Baby Boomers generally began their careers during the 1970s, a time when the expansion of private pension plans was ending. Since then, the share of private sector workers ages 25 to 64 with access to an employer-sponsored plan has fallen from 57.8 percent in 1979 to 52 percent in 2011; put differently, nearly half of all Americans employed in the private sector work for organizations that do not offer any kind of retirement plan.14 Moreover, the nature of the available plans has shifted from defined-benefit (DB) plans to defined-contribution (DC) plans.

photo by Karen Tam


Under DB plans, employees earn a guaranteed benefit based on wages and years of service. Contributions are tax-advantaged for employees and employers, and by pooling resources from all participants in a firm, DB plans spread risks across a large population.

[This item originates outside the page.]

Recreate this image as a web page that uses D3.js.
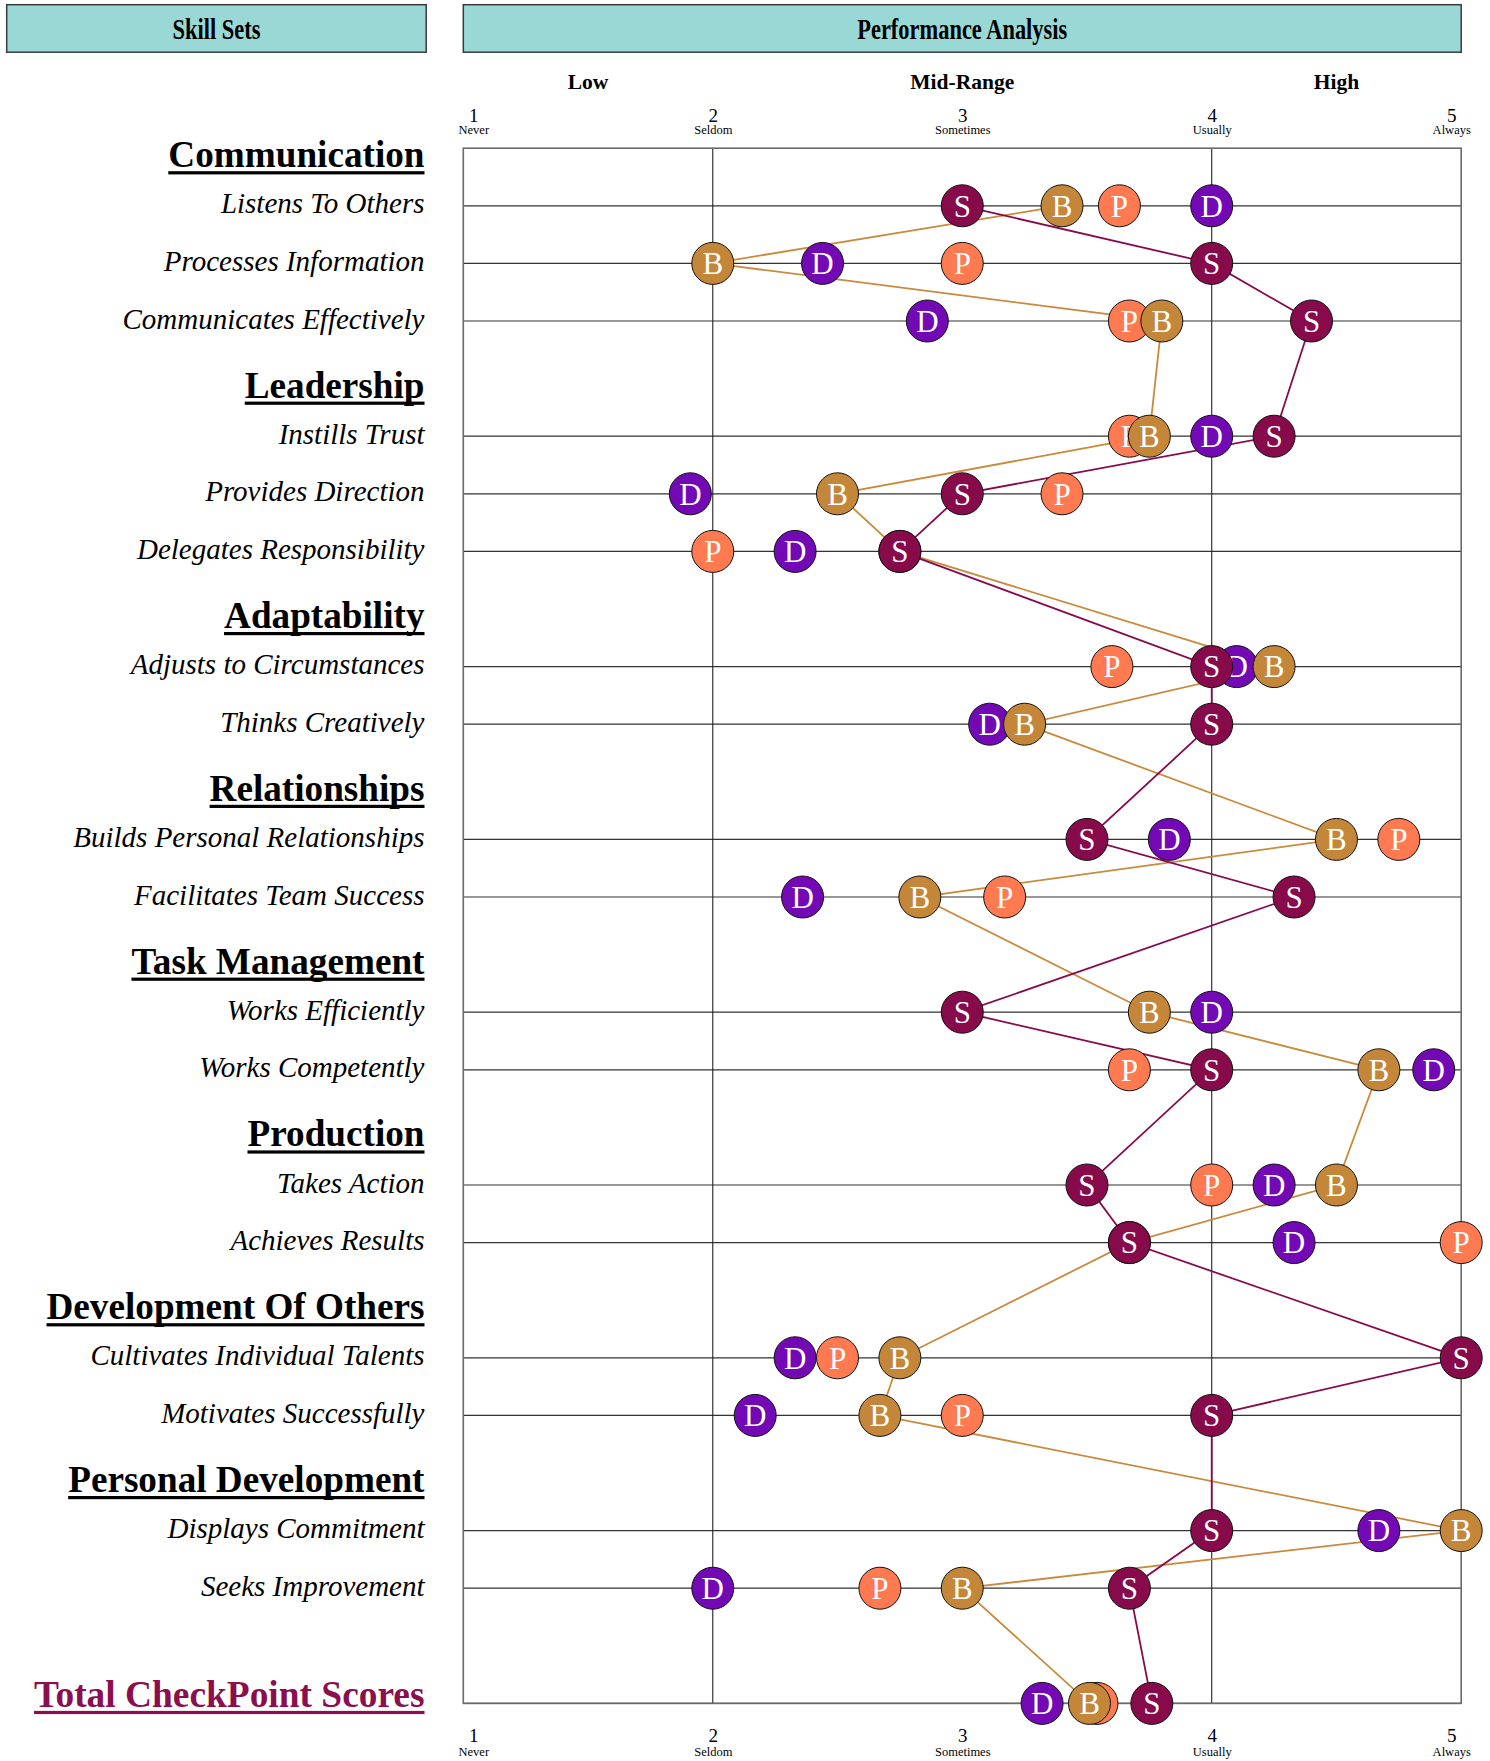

On the flip side, such plans are complex, tightly regulated, legal commitments tied to specific firms. In contrast, the DC plans (e.g., 401(k) plans) that have replaced DB plans are portable ones that allow employees and employers to make tax-advantaged contributions to individual accounts.15  DC plans are cheaper and simpler for employers, but they expose “workers to a host of risks that they are ill-equipped to bear as individuals: inadequate contributions, poor investment choices, financial market volatility, and outliving their retirement savings.”16

Today, DC plans (including hybrid DC-DB ones) are the private sector norm. A survey by the U.S. Bureau of Labor Statistics found that 47 percent of private establishments in the South Atlantic sponsored retirement plans in 2013, but just 7 percent of those establishments offered DB plans.17 Available evidence suggests that the spread of DC plans has not benefited workers. Apart from shifting all risks to participants, DC plans are expensive and offer ordinary workers many more chances to make expensive investment mistakes.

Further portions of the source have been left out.